С самого ее возникновения за Хлебниковым закрепилась особая репутация: пророка, ученого, самобытного мыслителя, наконец, создателя совершенно особенного, ни на кого не похожего поэтического мира. Хлебников обязан этой репутацией не только себе, но – главным образом – соратникам по авангарду. О том, что именно соратники Хлебникова разрекламировали его математику как откровения пророка, имеется множество свидетельств, например, "Наш марш" композитора-футуриста Артура Лурье:
"Математические вычисления Хлебникова… для… нас, его друзей, оставалась <sic! – Л. П.> загадкой. Не понимая "мистики цифр" Хлебникова, мы относились к ним с почтением, т. к. не могли допустить мысли, что наш пророк и иерофант может заниматься чепухой. Вычисления Хлебникова носили какой-то эсхатологический характер: на основании этих вычислений, он с вдохновением говорил об управлении ходом световых лучей, о том, что человек – это молния, и призывал людей читать "клинопись созвездий" До сих пор я убежден, что математические расчеты Хлебникова ждут своего толкователя-ученого" [Лурье 2000: 431].
В свою очередь, над тем, чтобы в пророческую миссию Хлебникова уверовал и широкий читатель, поработали те самые "толкователи-ученые", на помощь которых уповал Лурье.

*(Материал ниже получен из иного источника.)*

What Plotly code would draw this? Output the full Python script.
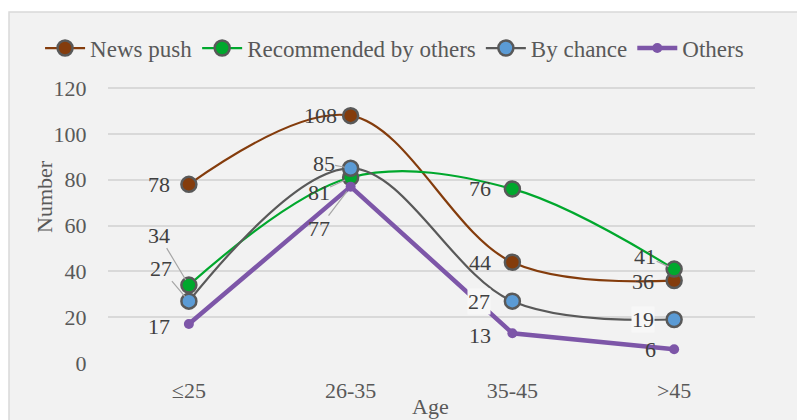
import plotly.graph_objects as go

categories = ["≤25", "26-35", "35-45", ">45"]
news_push = [78, 108, 44, 36]
recommended = [34, 81, 76, 41]
by_chance = [27, 85, 27, 19]
others = [17, 77, 13, 6]
series_names = ["News push", "Recommended by others", "By chance", "Others"]
y_ticks = [0, 20, 40, 60, 80, 100, 120]

FONT = "Liberation Serif"
TXT = "#595959"
LBL = "#404040"

# label offsets (pixels) relative to each point, and whether a leader line is shown
label_offsets = {
    "News push": [(-30, 0, False), (-30, 0, False), (-32, 0, False), (-31, 1, False)],
    "Recommended by others": [(-30, -50, True), (-32, 15, True), (-32, 0, False), (-29, -13, True)],
    "By chance": [(-28, -33, True), (-27, -5, True), (-33, 0, False), (-31, 0, False)],
    "Others": [(-30, 2, False), (-32, 42, True), (-32, 2, False), (-24, 0, False)],
}

styles = {
    "News push": dict(line=dict(color="#843c0c", width=2.2, shape="spline", smoothing=1.0),
                      marker=dict(color="#843c0c", size=15, line=dict(color="#595959", width=2.5))),
    "Recommended by others": dict(line=dict(color="#00a82d", width=2.2, shape="spline", smoothing=1.0),
                                  marker=dict(color="#00a82d", size=15, line=dict(color="#595959", width=2.5))),
    "By chance": dict(line=dict(color="#595959", width=2.2, shape="spline", smoothing=1.0),
                      marker=dict(color="#5b9bd5", size=15, line=dict(color="#595959", width=2.5))),
    "Others": dict(line=dict(color="#7d56a8", width=4.5),
                   marker=dict(color="#7d56a8", size=10, line=dict(width=0))),
}

data = {"News push": news_push, "Recommended by others": recommended,
        "By chance": by_chance, "Others": others}

fig = go.Figure()
for name in series_names:
    fig.add_trace(go.Scatter(x=categories, y=data[name], name=name, mode="lines+markers",
                             **styles[name]))

annotations = []
for name in series_names:
    for i, (cat, val) in enumerate(zip(categories, data[name])):
        dx, dy, leader = label_offsets[name][i]
        bg = "rgba(0,0,0,0)"
        if name == "By chance" and i >= 2:
            bg = "#f7f7f7"
        annotations.append(dict(
            x=cat, y=val, xref="x", yref="y", text=str(val),
            showarrow=True, ax=dx, ay=dy, arrowhead=0, arrowwidth=1.2,
            arrowcolor="#a6a6a6" if leader else "rgba(0,0,0,0)", standoff=6,
            font=dict(family=FONT, size=22, color=LBL), bgcolor=bg, borderpad=0,
        ))

annotations.append(dict(text="Number", x=-0.099, y=0.605, xref="paper", yref="paper",
                        textangle=-90, showarrow=False, xanchor="center", yanchor="middle",
                        font=dict(family=FONT, size=22, color=TXT)))
annotations.append(dict(text="Age", x=0.499, y=-0.157, xref="paper", yref="paper",
                        showarrow=False, xanchor="center", yanchor="middle",
                        font=dict(family=FONT, size=22, color=TXT)))

fig.update_layout(
    width=797, height=420,
    margin=dict(l=108, r=42, t=87, b=57),
    paper_bgcolor="white",
    plot_bgcolor="rgba(0,0,0,0)",
    font=dict(family=FONT, size=22, color=TXT),
    showlegend=True,
    legend=dict(orientation="h", x=-0.105, xanchor="left", y=1.141, yanchor="middle",
                bgcolor="rgba(0,0,0,0)", font=dict(family=FONT, size=23, color=TXT),
                itemwidth=40, traceorder="normal"),
    annotations=annotations,
    shapes=[dict(type="rect", xref="paper", yref="paper", x0=-0.153, x1=1.2, y0=-0.4, y1=1.2717,
                 fillcolor="#f2f2f2", line=dict(color="#d9d9d9", width=1.5), layer="below")],
    xaxis=dict(range=[-0.5, 3.5], showgrid=False, zeroline=False, showline=False,
               ticks="outside", ticklen=8, tickcolor="rgba(0,0,0,0)",
               tickfont=dict(family=FONT, size=22, color=TXT)),
    yaxis=dict(range=[0, 120.5], tickvals=y_ticks, showgrid=True, gridcolor="#d9d9d9",
               gridwidth=1.5, zeroline=False, showline=False,
               ticks="outside", ticklen=16, tickcolor="rgba(0,0,0,0)",
               tickfont=dict(family=FONT, size=22, color=TXT)),
)

fig.write_html("out.html")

В настоящей главе предпринимается попытка несолидарного – в смысле независимого ни от репутации Хлебникова, ни от общественной мифологии авангарда, ни от сложившихся в хлебниковедении штампов – анализа его математического письма. Представления о самобытности, профетизме и математических открытиях Хлебникова будут пересмотрены в пользу других – интертекстуальных. Во-первых, Хлебников не был ни первым, ни последним русским писателем, обратившимся к математике как к художественному ресурсу, а только самым известным. Во-вторых, его математическое "хозяйство", рассредоточенное по "Доскам судьбы" и более ранней эссеистике, а также по его поэзии, прозе, драматургии и переписке, – закономерный продукт Серебряного века. Принадлежность Хлебникова к этой традиции как раз и драпируется одеждами пророка.